— start of SUPPLIED INFORMATION —

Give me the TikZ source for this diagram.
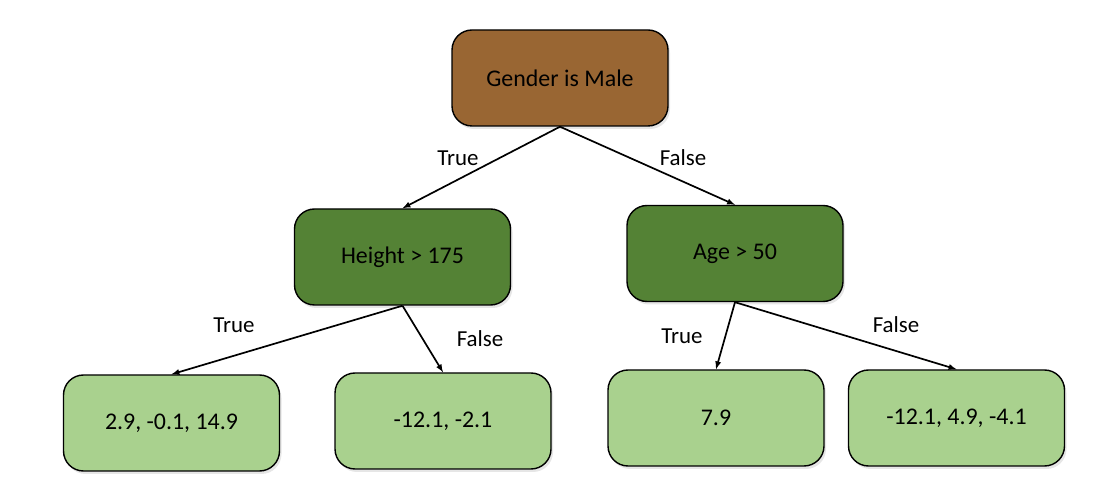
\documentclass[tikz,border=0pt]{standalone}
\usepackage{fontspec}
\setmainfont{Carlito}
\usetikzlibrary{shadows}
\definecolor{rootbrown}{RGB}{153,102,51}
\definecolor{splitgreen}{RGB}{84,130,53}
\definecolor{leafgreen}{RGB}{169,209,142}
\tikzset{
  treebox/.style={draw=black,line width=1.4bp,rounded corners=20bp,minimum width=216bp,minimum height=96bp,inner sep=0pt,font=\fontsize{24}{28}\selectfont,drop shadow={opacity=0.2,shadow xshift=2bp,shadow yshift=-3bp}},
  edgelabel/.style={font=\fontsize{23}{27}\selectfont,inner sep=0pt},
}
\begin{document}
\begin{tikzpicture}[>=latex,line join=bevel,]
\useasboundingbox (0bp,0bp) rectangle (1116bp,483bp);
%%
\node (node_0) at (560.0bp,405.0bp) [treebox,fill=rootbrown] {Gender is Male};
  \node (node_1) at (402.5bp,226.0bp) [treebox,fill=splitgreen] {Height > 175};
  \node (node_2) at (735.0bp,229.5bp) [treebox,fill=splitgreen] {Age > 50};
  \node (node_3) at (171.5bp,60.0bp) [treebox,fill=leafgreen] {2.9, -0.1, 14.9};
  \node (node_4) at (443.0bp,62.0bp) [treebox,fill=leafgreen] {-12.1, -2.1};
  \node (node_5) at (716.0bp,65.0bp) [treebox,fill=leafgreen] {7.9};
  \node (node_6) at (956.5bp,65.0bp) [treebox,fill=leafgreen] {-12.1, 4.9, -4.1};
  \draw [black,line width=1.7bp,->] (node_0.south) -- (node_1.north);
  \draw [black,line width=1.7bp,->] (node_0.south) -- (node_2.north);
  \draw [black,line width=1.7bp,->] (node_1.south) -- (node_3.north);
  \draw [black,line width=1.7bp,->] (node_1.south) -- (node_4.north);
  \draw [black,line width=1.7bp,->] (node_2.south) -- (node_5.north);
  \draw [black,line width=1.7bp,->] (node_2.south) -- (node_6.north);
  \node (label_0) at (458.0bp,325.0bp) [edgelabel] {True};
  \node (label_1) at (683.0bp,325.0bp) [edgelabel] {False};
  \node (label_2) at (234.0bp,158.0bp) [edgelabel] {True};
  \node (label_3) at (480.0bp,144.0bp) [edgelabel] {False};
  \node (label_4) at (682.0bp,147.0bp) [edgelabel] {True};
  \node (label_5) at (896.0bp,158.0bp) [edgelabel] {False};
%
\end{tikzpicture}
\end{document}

— end of SUPPLIED INFORMATION —

▸ **AIM OF THE TASK**
Transcribe the whole listing exactly. Pictures stay out of your copy.

▸ **EXERCISE SOLUTION**
Give me the TikZ source for this diagram.
\documentclass[tikz,border=0pt]{standalone}
\usepackage{fontspec}
\setmainfont{Carlito}
\usetikzlibrary{shadows}
\definecolor{rootbrown}{RGB}{153,102,51}
\definecolor{splitgreen}{RGB}{84,130,53}
\definecolor{leafgreen}{RGB}{169,209,142}
\tikzset{
  treebox/.style={draw=black,line width=1.4bp,rounded corners=20bp,minimum width=216bp,minimum height=96bp,inner sep=0pt,font=\fontsize{24}{28}\selectfont,drop shadow={opacity=0.2,shadow xshift=2bp,shadow yshift=-3bp}},
  edgelabel/.style={font=\fontsize{23}{27}\selectfont,inner sep=0pt},
}
\begin{document}
\begin{tikzpicture}[>=latex,line join=bevel,]
\useasboundingbox (0bp,0bp) rectangle (1116bp,483bp);
%%
\node (node_0) at (560.0bp,405.0bp) [treebox,fill=rootbrown] {Gender is Male};
  \node (node_1) at (402.5bp,226.0bp) [treebox,fill=splitgreen] {Height > 175};
  \node (node_2) at (735.0bp,229.5bp) [treebox,fill=splitgreen] {Age > 50};
  \node (node_3) at (171.5bp,60.0bp) [treebox,fill=leafgreen] {2.9, -0.1, 14.9};
  \node (node_4) at (443.0bp,62.0bp) [treebox,fill=leafgreen] {-12.1, -2.1};
  \node (node_5) at (716.0bp,65.0bp) [treebox,fill=leafgreen] {7.9};
  \node (node_6) at (956.5bp,65.0bp) [treebox,fill=leafgreen] {-12.1, 4.9, -4.1};
  \draw [black,line width=1.7bp,->] (node_0.south) -- (node_1.north);
  \draw [black,line width=1.7bp,->] (node_0.south) -- (node_2.north);
  \draw [black,line width=1.7bp,->] (node_1.south) -- (node_3.north);
  \draw [black,line width=1.7bp,->] (node_1.south) -- (node_4.north);
  \draw [black,line width=1.7bp,->] (node_2.south) -- (node_5.north);
  \draw [black,line width=1.7bp,->] (node_2.south) -- (node_6.north);
  \node (label_0) at (458.0bp,325.0bp) [edgelabel] {True};
  \node (label_1) at (683.0bp,325.0bp) [edgelabel] {False};
  \node (label_2) at (234.0bp,158.0bp) [edgelabel] {True};
  \node (label_3) at (480.0bp,144.0bp) [edgelabel] {False};
  \node (label_4) at (682.0bp,147.0bp) [edgelabel] {True};
  \node (label_5) at (896.0bp,158.0bp) [edgelabel] {False};
%
\end{tikzpicture}
\end{document}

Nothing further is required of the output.